SAUDI Aramco has agreed to buy a 70% stake in SABIC for US$69.1bn. It is part of national plans to integrate and develop downstream chemicals production and fund a wider economic shift that will reduce Saudi Arabia’s reliance on oil.
Reports of a potential tie-up between the two state-owned majors first began circulating in July last year. Saudi Aramco has now confirmed it will buy the stake in SABIC from Saudi Arabia’s sovereign wealth fund (PIF), providing public money needed for the country to fund its ambitious plan called Saudi Vision 2030. This includes developing a world-leading downstream chemicals industry and mining the country’s untapped mineral wealth in a bid to reduce its self-declared dangerous addiction to oil. The PIF was supposed to secure funds from an initial public offering (IPO) of a portion of Saudi Aramco first announced in 2016, but the IPO itself has been periodically delayed with the latest estimate that it will take place by 2021.
Amin Nasser, CEO of Saudi Aramco said: “This transaction is a major step in accelerating Saudi Aramco’s transformative downstream growth strategy of integrated refining and petrochemicals.”
Saudi Aramco said the deal will help it meet plans to increase its refining capacity from 4.9m bbl/d to 8-10m bbl/d by 2030, of which 2-3m bbl/d will be converted into petrochemical products. Saudi Aramco currently produces 17m t/y of petrochemicals compared to SABIC’s 62m t/y.
The two agreed in 2017 to work together to develop a US$20bn crude-oil-to-chemicals complex that would process 400,000 t/y of crude into 9m t/y of chemicals and base oils.

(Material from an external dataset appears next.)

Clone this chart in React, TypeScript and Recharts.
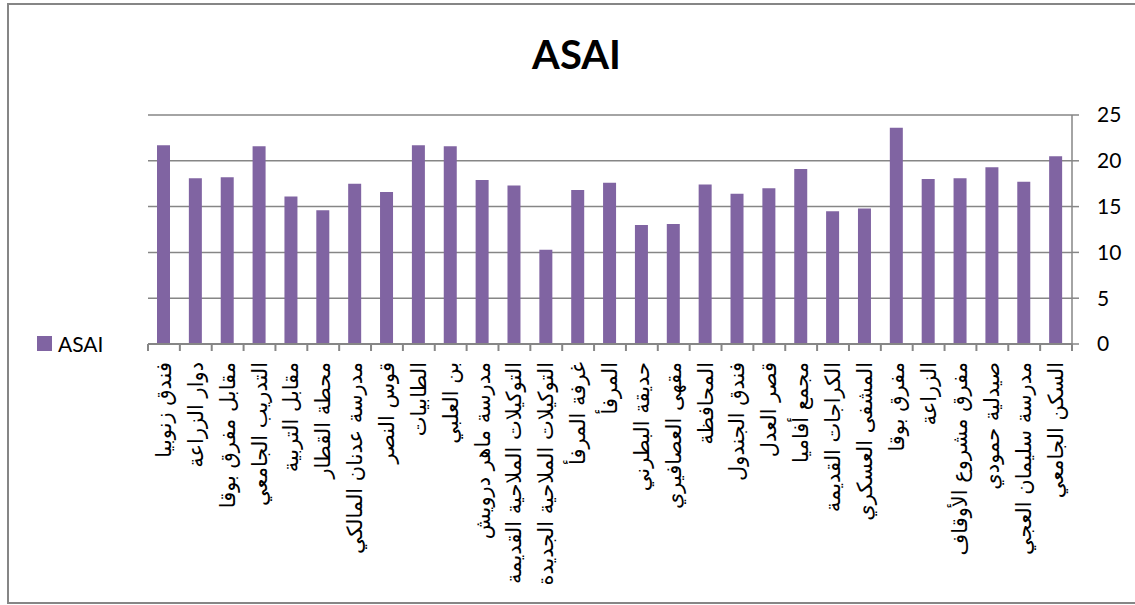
import { BarChart, Bar, XAxis, YAxis, CartesianGrid } from 'recharts';

// ASAI per location
const locations = [
  'فندق زنوبيا',
  'دوار الزراعة',
  'مقابل مفرق بوقا',
  'التدريب الجامعي',
  'مقابل التربية',
  'محطة القطار',
  'مدرسة عدنان المالكي',
  'قوس النصر',
  'الطابيات',
  'بن العلبي',
  'مدرسة ماهر درويش',
  'التوكيلات الملاحية القديمة',
  'التوكيلات الملاحية الجديدة',
  'غرفة المرفأ',
  'المرفأ',
  'حديقة البطرني',
  'مقهى العصافيري',
  'المحافظة',
  'فندق الجندول',
  'قصر العدل',
  'مجمع أفاميا',
  'الكراجات القديمة',
  'المشفى العسكري',
  'مفرق بوقا',
  'الزراعة',
  'مفرق مشروع الأوقاف',
  'صيدلية حمودي',
  'مدرسة سليمان العجي',
  'السكن الجامعي',
];

const asaiValues = [
  21.7, 18.1, 18.2, 21.6, 16.1, 14.6, 17.5, 16.6, 21.7, 21.6,
  17.9, 17.3, 10.3, 16.8, 17.6, 13.0, 13.1, 17.4, 16.4, 17.0,
  19.1, 14.5, 14.8, 23.6, 18.0, 18.1, 19.3, 17.7, 20.5,
];

const yTicks = [0, 5, 10, 15, 20, 25];

const W = 1135;
const H = 605;
const PLOT_LEFT = 148;
const PLOT_RIGHT = 1072;
const PLOT_TOP = 115;
const PLOT_BOTTOM = 344;
const Y_AXIS_W = 50;
const X_AXIS_H = 240;
const GRAY = '#868686';
const PURPLE = '#8064A2';

const band = (PLOT_RIGHT - PLOT_LEFT) / locations.length;

const rows = locations.map((name, i) => ({ name, ASAI: asaiValues[i] }));

// Excel-style category axis: tick marks sit between bars, labels run vertically
function CategoryTick(props: any) {
  const { x, y, payload, index } = props;
  const last = index === locations.length - 1;
  return (
    <g>
      <line x1={x - band / 2} x2={x - band / 2} y1={y} y2={y + 7} stroke={GRAY} strokeWidth={2} />
      {last && (
        <line x1={x + band / 2} x2={x + band / 2} y1={y} y2={y + 7} stroke={GRAY} strokeWidth={2} />
      )}
      <text
        transform={`translate(${x}, ${y + 18}) rotate(-90)`}
        textAnchor="end"
        dominantBaseline="central"
        fontFamily="'DejaVu Sans', sans-serif"
        fontSize={21}
        fill="#000"
      >
        {payload.value}
      </text>
    </g>
  );
}

export default function App() {
  return (
    <div style={{ position: 'absolute', left: 0, top: 0, width: W, height: H, overflow: 'hidden', background: '#fff' }}>
      <div
        style={{
          position: 'absolute',
          left: 7,
          top: 3,
          width: 1140,
          height: 601,
          border: `2px solid ${GRAY}`,
          boxSizing: 'border-box',
        }}
      />
      <div
        style={{
          position: 'absolute',
          left: 0,
          width: W,
          top: 30,
          textAlign: 'center',
          paddingLeft: 18,
          boxSizing: 'border-box',
          fontFamily: 'Lato, sans-serif',
          fontWeight: 'bold',
          fontSize: 40,
          lineHeight: '48px',
        }}
      >
        ASAI
      </div>
      <div
        style={{
          position: 'absolute',
          left: 37,
          top: 331,
          display: 'flex',
          alignItems: 'center',
          fontFamily: 'Lato, sans-serif',
          fontSize: 21,
        }}
      >
        <span style={{ width: 15, height: 15, background: PURPLE, display: 'inline-block', marginRight: 6 }} />
        <span>ASAI</span>
      </div>
      <BarChart
        width={W}
        height={H}
        data={rows}
        margin={{
          top: PLOT_TOP,
          left: PLOT_LEFT,
          right: W - PLOT_RIGHT - Y_AXIS_W,
          bottom: H - PLOT_BOTTOM - X_AXIS_H,
        }}
        barSize={13}
        style={{ position: 'absolute', left: 0, top: 0 }}
      >
        <CartesianGrid vertical={false} stroke={GRAY} strokeWidth={1.5} />
        <XAxis
          dataKey="name"
          interval={0}
          height={X_AXIS_H}
          tickSize={0}
          tickMargin={0}
          tickLine={false}
          axisLine={{ stroke: GRAY, strokeWidth: 2 }}
          tick={<CategoryTick />}
        />
        <YAxis
          orientation="right"
          width={Y_AXIS_W}
          domain={[0, 25]}
          ticks={yTicks}
          tickSize={7}
          tickMargin={18}
          axisLine={{ stroke: GRAY, strokeWidth: 1.5 }}
          tickLine={{ stroke: GRAY, strokeWidth: 1.5 }}
          tick={{ fill: '#000', fontSize: 21, fontFamily: 'Lato, sans-serif', textAnchor: 'start' }}
        />
        <Bar dataKey="ASAI" fill={PURPLE} isAnimationActive={false} />
      </BarChart>
    </div>
  );
}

The FEED for the project was awarded to KBR and a greenfield complex is expected to begin operations in Saudi Arabia in 2025.
The partners have offered little detail on the technology planned for the complex other than to say the process will involve innovative configurations with proven conversion technologies; and that it will lead to a fully-integrated petrochemical complex that generates the world’s highest proven yield conversion rate.
Commenting on the tie-up with Saudi Aramco, Yousef al-Benyan, SABIC CEO, said: “SABIC will benefit from the additional scale, technology, investment potential, and growth opportunities Saudi Aramco will bring as a global leader in integrated energy and chemicals production, while remaining focussed on meeting the needs of our customers and the creation of value for all our shareholders.”
Saudi Aramco has said it will not seek to buy the remaining 30% stake in SABIC which is publicly traded.
The deal is subject to regulatory approval and a schedule for completion has not been announced.